• What this task involves: Taking the data below, please print only the lines from the line holding "Output the web" to the line holding "const yLabelled = [30000, 20000, 10000, -10000];", inclusive, with pictures omitted.

• Input:

==========

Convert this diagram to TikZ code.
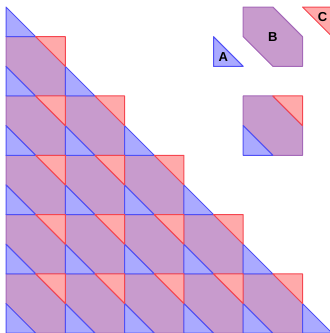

==========

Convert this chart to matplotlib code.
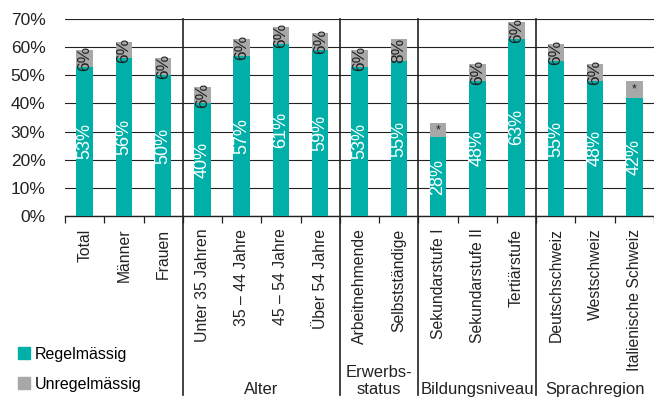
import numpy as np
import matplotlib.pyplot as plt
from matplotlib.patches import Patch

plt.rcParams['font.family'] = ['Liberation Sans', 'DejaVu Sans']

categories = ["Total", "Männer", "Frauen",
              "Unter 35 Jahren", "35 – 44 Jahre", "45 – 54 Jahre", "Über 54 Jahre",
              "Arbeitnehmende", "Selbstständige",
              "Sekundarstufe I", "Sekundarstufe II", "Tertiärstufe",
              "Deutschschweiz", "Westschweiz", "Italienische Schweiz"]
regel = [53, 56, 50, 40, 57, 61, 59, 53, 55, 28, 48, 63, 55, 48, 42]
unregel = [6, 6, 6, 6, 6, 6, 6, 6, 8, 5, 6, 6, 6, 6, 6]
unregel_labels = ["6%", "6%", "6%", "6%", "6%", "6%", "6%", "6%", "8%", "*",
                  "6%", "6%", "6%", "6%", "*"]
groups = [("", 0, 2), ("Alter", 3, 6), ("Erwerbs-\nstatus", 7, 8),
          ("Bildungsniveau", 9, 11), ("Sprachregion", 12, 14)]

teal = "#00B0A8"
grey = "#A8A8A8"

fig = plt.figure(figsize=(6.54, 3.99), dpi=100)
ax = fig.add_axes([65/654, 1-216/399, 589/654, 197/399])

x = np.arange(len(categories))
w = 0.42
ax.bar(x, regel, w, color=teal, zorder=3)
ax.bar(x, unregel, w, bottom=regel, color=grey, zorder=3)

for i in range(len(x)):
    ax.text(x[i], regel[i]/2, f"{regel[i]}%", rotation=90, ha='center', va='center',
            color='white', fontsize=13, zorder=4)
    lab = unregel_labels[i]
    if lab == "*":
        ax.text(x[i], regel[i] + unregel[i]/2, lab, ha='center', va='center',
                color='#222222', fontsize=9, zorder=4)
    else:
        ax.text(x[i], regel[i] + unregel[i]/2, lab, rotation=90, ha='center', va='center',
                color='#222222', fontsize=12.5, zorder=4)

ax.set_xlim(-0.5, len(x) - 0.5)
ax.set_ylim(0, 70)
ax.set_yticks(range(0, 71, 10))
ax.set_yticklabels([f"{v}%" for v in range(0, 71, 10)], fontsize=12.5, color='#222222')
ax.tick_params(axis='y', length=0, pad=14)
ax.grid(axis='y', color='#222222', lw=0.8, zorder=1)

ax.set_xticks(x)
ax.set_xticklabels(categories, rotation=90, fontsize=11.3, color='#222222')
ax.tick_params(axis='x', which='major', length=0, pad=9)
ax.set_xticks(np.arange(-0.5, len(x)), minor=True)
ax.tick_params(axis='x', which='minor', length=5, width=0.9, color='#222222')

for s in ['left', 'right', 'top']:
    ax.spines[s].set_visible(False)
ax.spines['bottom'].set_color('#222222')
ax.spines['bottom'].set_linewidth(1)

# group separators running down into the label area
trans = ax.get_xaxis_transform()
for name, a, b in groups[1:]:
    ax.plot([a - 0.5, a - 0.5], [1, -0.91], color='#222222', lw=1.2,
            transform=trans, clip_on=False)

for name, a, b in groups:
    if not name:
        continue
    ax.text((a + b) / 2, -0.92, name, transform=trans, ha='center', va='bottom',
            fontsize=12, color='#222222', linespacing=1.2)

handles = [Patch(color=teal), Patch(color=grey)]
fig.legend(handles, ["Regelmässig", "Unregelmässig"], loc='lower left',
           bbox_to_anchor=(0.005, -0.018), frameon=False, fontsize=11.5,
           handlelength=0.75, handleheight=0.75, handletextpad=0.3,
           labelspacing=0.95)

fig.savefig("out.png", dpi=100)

==========

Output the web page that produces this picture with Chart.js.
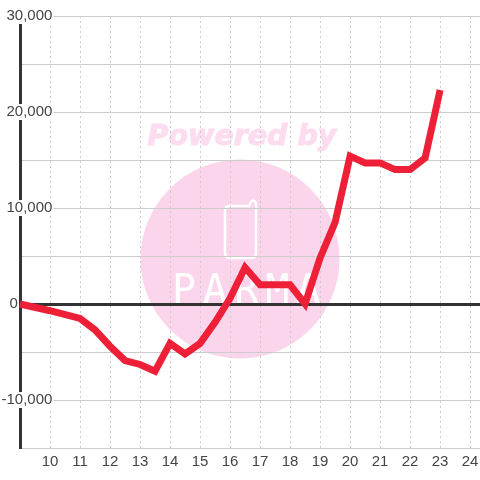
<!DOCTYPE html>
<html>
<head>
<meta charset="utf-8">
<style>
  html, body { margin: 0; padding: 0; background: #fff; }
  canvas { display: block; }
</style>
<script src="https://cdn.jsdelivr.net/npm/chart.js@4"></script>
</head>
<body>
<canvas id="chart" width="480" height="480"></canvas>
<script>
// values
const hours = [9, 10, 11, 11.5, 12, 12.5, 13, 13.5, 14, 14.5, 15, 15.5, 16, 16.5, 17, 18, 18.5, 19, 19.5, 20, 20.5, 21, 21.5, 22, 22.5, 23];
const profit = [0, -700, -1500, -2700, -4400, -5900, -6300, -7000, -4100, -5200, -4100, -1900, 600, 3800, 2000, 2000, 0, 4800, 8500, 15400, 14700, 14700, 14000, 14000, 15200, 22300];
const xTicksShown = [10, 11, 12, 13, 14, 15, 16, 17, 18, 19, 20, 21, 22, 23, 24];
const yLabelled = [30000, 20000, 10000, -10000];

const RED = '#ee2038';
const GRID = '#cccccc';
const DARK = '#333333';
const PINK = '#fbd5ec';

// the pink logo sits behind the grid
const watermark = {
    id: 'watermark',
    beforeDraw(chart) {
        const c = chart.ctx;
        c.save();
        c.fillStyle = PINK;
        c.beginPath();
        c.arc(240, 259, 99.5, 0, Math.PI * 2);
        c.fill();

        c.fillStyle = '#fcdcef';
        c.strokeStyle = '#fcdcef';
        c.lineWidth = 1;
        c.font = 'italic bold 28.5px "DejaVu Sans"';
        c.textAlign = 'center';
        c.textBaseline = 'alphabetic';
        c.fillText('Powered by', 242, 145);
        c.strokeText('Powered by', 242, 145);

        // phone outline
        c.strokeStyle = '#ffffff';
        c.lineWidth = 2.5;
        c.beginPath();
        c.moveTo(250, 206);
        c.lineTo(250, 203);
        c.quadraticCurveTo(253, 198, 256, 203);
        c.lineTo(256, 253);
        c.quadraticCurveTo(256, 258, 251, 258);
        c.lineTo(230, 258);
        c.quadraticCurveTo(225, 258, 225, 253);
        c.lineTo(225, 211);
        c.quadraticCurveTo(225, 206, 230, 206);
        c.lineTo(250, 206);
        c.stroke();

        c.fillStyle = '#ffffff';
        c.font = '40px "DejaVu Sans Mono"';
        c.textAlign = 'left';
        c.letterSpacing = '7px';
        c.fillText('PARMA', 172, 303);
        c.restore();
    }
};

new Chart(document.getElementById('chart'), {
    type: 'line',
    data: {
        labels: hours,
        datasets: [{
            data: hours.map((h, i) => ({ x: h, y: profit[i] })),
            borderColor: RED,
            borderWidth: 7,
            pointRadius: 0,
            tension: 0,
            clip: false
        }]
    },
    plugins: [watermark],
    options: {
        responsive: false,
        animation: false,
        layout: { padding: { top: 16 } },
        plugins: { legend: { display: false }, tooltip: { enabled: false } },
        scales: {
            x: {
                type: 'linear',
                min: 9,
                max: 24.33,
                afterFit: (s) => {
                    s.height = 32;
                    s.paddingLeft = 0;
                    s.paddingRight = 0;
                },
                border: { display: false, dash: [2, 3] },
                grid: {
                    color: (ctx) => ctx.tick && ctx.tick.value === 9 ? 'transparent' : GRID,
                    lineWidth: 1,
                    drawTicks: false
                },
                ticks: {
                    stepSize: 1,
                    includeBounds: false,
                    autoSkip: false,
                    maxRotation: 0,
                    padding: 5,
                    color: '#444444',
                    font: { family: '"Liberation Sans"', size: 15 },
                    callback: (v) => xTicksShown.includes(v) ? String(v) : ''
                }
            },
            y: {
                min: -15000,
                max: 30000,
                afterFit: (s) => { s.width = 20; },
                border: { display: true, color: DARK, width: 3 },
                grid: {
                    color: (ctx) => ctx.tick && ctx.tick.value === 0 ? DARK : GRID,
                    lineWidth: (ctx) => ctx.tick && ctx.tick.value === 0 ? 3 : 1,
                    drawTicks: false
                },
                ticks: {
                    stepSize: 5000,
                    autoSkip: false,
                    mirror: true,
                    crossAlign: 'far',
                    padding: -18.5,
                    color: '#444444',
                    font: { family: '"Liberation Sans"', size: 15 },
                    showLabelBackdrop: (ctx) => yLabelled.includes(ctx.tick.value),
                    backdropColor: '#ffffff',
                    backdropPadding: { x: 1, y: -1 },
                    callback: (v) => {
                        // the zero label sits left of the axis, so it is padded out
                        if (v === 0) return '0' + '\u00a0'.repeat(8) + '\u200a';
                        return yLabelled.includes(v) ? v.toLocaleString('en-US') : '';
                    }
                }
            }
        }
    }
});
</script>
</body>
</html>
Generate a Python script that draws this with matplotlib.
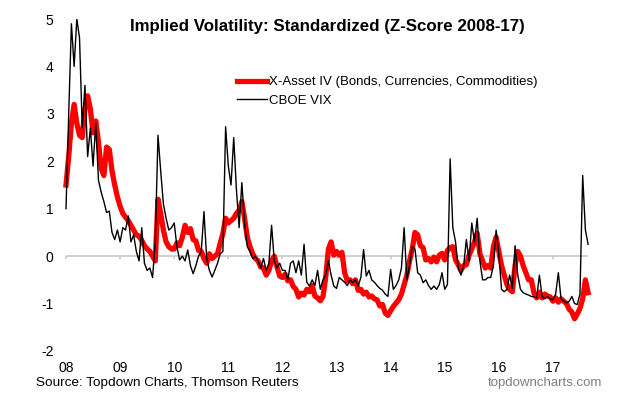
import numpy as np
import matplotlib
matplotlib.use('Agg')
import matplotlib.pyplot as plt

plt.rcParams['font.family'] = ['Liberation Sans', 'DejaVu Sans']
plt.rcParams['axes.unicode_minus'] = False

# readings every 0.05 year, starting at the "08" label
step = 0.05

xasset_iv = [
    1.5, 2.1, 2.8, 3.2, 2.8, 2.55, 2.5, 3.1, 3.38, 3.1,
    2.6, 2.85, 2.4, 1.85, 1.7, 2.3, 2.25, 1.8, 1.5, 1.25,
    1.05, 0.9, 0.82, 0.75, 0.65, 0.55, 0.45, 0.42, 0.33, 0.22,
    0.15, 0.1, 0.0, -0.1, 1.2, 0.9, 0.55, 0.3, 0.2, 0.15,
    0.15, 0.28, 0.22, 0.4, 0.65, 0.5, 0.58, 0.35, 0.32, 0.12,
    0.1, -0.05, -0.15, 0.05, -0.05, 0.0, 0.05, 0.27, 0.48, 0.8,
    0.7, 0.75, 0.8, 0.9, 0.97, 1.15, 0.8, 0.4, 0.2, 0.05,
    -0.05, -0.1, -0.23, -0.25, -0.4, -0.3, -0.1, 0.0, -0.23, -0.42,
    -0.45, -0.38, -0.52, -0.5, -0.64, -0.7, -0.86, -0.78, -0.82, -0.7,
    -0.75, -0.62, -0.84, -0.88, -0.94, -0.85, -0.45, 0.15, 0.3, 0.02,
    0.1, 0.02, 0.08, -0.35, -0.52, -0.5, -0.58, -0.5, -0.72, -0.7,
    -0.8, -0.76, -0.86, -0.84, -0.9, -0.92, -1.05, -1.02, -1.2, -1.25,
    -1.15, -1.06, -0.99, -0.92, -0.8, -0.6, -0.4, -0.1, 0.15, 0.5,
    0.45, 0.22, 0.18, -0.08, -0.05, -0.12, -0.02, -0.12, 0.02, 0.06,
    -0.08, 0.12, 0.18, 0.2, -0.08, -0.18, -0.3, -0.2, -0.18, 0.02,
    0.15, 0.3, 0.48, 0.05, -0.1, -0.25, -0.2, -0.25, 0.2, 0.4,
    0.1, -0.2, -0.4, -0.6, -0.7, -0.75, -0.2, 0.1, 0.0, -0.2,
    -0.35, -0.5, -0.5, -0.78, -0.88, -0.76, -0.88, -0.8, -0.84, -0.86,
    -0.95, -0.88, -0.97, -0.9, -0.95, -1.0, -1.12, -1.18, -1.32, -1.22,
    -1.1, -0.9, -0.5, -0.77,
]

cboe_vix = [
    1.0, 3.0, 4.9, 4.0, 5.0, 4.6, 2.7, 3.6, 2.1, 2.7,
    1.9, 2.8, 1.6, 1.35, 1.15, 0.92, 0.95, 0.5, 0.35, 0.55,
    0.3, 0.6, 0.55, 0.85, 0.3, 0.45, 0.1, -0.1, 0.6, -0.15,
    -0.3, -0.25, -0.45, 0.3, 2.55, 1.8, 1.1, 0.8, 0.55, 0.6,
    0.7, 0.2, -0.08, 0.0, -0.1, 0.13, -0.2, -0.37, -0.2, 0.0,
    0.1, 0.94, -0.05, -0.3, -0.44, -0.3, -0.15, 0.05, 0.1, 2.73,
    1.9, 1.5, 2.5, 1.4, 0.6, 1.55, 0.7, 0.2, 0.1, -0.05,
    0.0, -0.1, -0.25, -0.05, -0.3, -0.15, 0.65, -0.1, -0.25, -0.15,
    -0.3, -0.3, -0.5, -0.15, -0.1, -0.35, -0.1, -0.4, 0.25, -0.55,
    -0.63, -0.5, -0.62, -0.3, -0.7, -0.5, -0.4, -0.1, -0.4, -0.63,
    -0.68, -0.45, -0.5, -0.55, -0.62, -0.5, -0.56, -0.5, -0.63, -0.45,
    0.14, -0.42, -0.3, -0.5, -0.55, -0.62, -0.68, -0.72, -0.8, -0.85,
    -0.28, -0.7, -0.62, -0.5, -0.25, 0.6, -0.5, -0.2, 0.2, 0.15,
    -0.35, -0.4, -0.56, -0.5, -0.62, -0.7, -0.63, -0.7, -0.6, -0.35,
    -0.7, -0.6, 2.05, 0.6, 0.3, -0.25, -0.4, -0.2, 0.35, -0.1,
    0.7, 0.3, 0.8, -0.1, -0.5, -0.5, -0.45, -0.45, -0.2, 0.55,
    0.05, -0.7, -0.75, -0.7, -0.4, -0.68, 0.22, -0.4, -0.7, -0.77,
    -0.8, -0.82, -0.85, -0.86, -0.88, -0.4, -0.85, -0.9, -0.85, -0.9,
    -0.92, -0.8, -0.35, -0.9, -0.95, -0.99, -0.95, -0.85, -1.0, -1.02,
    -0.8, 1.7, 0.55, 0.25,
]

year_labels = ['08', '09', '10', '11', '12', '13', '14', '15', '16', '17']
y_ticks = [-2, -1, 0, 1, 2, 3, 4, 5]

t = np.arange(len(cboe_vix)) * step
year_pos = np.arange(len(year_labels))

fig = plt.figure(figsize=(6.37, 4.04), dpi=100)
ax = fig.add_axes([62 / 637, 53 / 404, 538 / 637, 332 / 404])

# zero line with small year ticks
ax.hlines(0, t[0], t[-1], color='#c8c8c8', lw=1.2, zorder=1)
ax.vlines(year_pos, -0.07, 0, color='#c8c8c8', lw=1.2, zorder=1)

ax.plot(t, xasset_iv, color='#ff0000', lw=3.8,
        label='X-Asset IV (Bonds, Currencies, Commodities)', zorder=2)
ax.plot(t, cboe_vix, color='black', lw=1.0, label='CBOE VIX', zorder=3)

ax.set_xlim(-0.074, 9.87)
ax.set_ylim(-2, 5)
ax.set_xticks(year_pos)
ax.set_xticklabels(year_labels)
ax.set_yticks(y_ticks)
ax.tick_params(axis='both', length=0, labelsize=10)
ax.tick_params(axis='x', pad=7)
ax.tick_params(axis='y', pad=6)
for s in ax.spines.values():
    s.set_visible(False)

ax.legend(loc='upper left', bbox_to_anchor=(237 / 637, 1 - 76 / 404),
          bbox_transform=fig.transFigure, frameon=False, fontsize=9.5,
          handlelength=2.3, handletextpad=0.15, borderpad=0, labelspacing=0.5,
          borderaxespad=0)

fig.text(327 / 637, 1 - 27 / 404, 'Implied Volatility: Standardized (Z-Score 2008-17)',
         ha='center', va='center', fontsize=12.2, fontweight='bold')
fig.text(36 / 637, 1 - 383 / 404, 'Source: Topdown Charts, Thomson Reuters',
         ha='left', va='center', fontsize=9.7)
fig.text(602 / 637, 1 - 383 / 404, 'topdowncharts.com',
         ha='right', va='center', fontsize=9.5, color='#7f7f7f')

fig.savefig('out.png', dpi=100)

==========

• Exercise output:
Output the web page that produces this picture with Chart.js.
<!DOCTYPE html>
<html>
<head>
<meta charset="utf-8">
<style>
  html, body { margin: 0; padding: 0; background: #fff; }
  canvas { display: block; }
</style>
<script src="https://cdn.jsdelivr.net/npm/chart.js@4"></script>
</head>
<body>
<canvas id="chart" width="480" height="480"></canvas>
<script>
// values
const hours = [9, 10, 11, 11.5, 12, 12.5, 13, 13.5, 14, 14.5, 15, 15.5, 16, 16.5, 17, 18, 18.5, 19, 19.5, 20, 20.5, 21, 21.5, 22, 22.5, 23];
const profit = [0, -700, -1500, -2700, -4400, -5900, -6300, -7000, -4100, -5200, -4100, -1900, 600, 3800, 2000, 2000, 0, 4800, 8500, 15400, 14700, 14700, 14000, 14000, 15200, 22300];
const xTicksShown = [10, 11, 12, 13, 14, 15, 16, 17, 18, 19, 20, 21, 22, 23, 24];
const yLabelled = [30000, 20000, 10000, -10000];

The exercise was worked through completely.